9th Biennial Conference on Baroque Music


Singing Orfeo

Tim Carter

Claudio Monteverdi’s Orfeo performed in Mantua in February 1607, is well known as the first ‘great’ opera. Both the score and, to a lesser extent, the libretto (by Alessandro Striggio) have long been studied in terms of dramatic content and musical structure, and also for the contribution made by the most significant composer of the period to newly emerging notions of musical representation and emotional arousal. However, less attention has been paid to them as performance texts. The materials that survive are somewhat complex: two different printed librettos from 1607, and a printed score issued two years later, in mid-1609, by the music-printer Ricciardo Amadino in Venice. There are important differences between the librettos and the score, most notably in the two different endings to Act V once Orpheus has returned from Hades to the fields of Thrace on his final loss of Euridice, the first (in the librettos) involving Orpheus’ encounter with the Bacchantes, and the second (in the score) with the appearance of Apollo and Orpheus’ subsequent elevation into the heavens.
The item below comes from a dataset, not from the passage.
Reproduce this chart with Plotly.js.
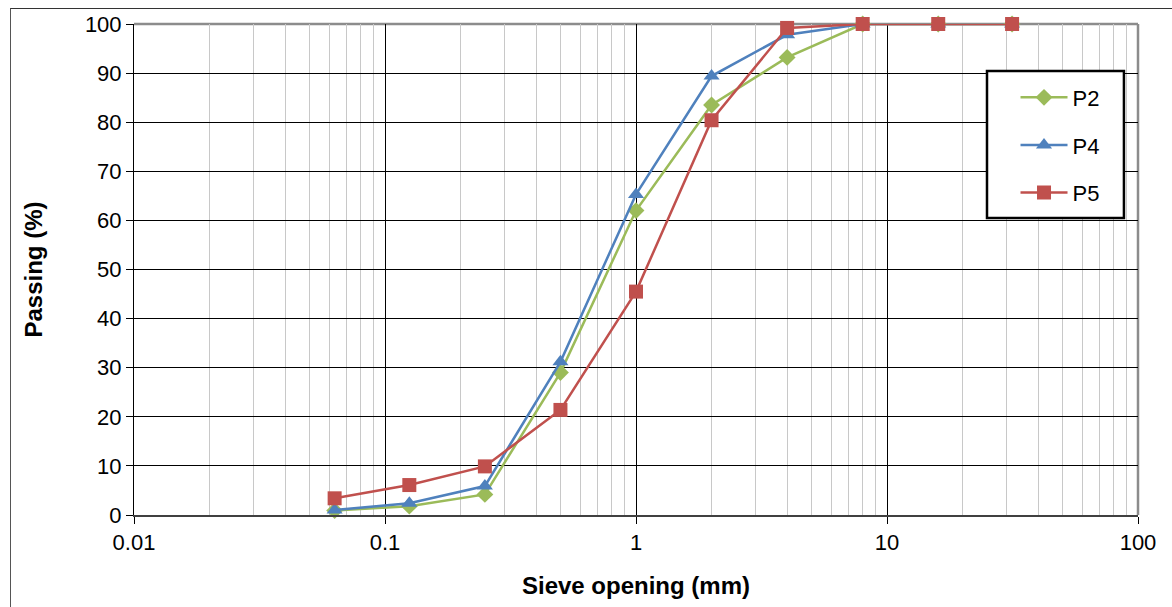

That apart, the issue of how close the 1609 score might be to what was heard in 1607 has not yet been a matter for significant discussion.

But for all that the 1609 score must in some sense represent an idealized version of Orfeo, whether as a record of the première or for future performance, its contents are clearly linked to events in 1607 and, in particular, to the performers available to Monteverdi in Mantua at that time. For example, and as one might expect, the rich instrumentation of the opera matches closely the instrumental resources (both instruments and players) available at the Gonzaga court during this period. The same presumably applies to the singers. We already know two of them, the great virtuoso tenor Francesco Rasi as Orfeo, and a castrato imported from Florence, Giovanni Gualberto Magli, who sang La Musica (in the prologue) and probably took at least one other role (although precisely which remains unclear). Close examination of the vocal ranges and style of writing for the various voice-parts needed for Orfeo, however, reveals that Monteverdi was at least initially writing for a precise ensemble, and one that he had used specifically in earlier large-scale theatrical or semi-theatrical works for Mantua such as the madrigal ‘Questi vaghi concenti’ (published in his Fifth Book of madrigals of 1605). ‘Questi vaghi concenti’ is scored for an unusual group of nine male singers (three castratos, two altos, two tenors and two basses) plus string instruments, and it is clear that these same or similar nine singers, plus Rasi as Orfeo, formed the ensemble that Monteverdi and Striggio had in mind at least when designing their opera. But inconsistencies and apparent alterations in the 1609 score (including the revised finale) also reveal that their ideal was compromised by external circumstances, some of which explain the last-minute recruitment of Magli from Florence.

The upshot is that: (a) Orfeo was written for, and at least initially performed by, an all-male cast (itself an interesting issue); (b) Orfeo can be, and probably was, performed by precisely ten singers, nine of whom double up solo roles and variously sing the choruses; (c) the allocation of solo and chorus roles to these singers was carefully planned with a view to the practicalities of staging (e.g., permitting time for costume changes); and (d) hitherto unnoticed but significant alterations in Act IV suggest when the revised Apollo finale was brought into play. The conclusion—radical in terms of the scholarly literature if obvious once one considers it—is that for all Orfeo’s canonic status, it is a work of and for a theatre of a precise time and a precise place, all of whose participants had a profound effect on the shaping of the whole.